Pheasant or Quail Soup
Whatever game birds I have roasted get turned into soup after I have taken the good meat off them. I like soups meaty so I will often leave pheasant legs on the bird to turn into soup. Soup recipes can get pretty complex. I am not sure that making a complex soup makes it any more tasty than a basic one so I stick with a basic recipe.
- carcasses of roasted birds
- sour cream
- cream
- parsley
vegetables
- carrots
- peas
- onion
- celery
- potatoes
- sweet potatoes
- Make a stock out of the carcasses of roasted birds by covering in water in a pot and bringing to the boil. Simmer for about an hour. Keep pot covered so it does not reduce too much.
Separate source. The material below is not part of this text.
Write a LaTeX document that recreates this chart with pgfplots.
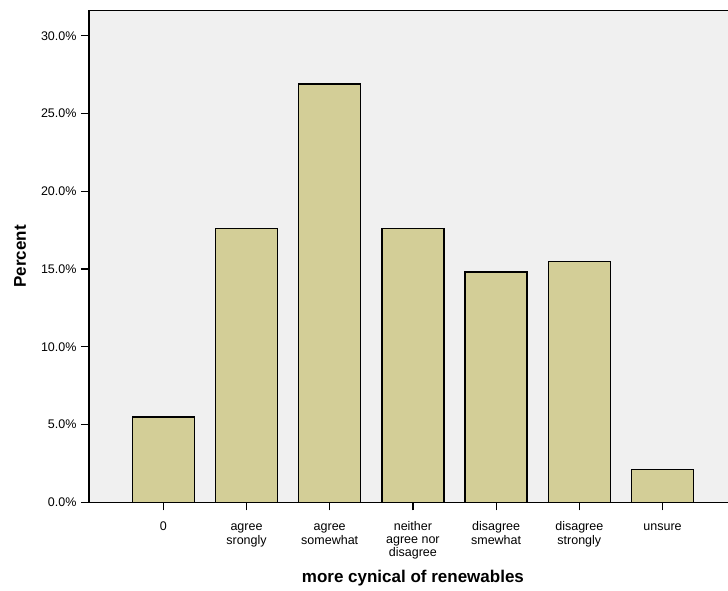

- Remove the carcasses from the stock and allow to cool. Remove all the flesh from the carcasses and add back to the stock.
- Add whatever vegetables you like in a soup. I use carrots, peas and onion most, but will add others including celery, potatoes and sweet potatoes if they are available.
- Bring to the boil and cook the vegetables through.
- Using a stick blender process until smooth.
- Serve with some sour cream, cream and parsley or whatever else you feel like adding.
Soup freezes very well and I usually have a good quantity in the fridge read to eat after a shoot late in the afternoon.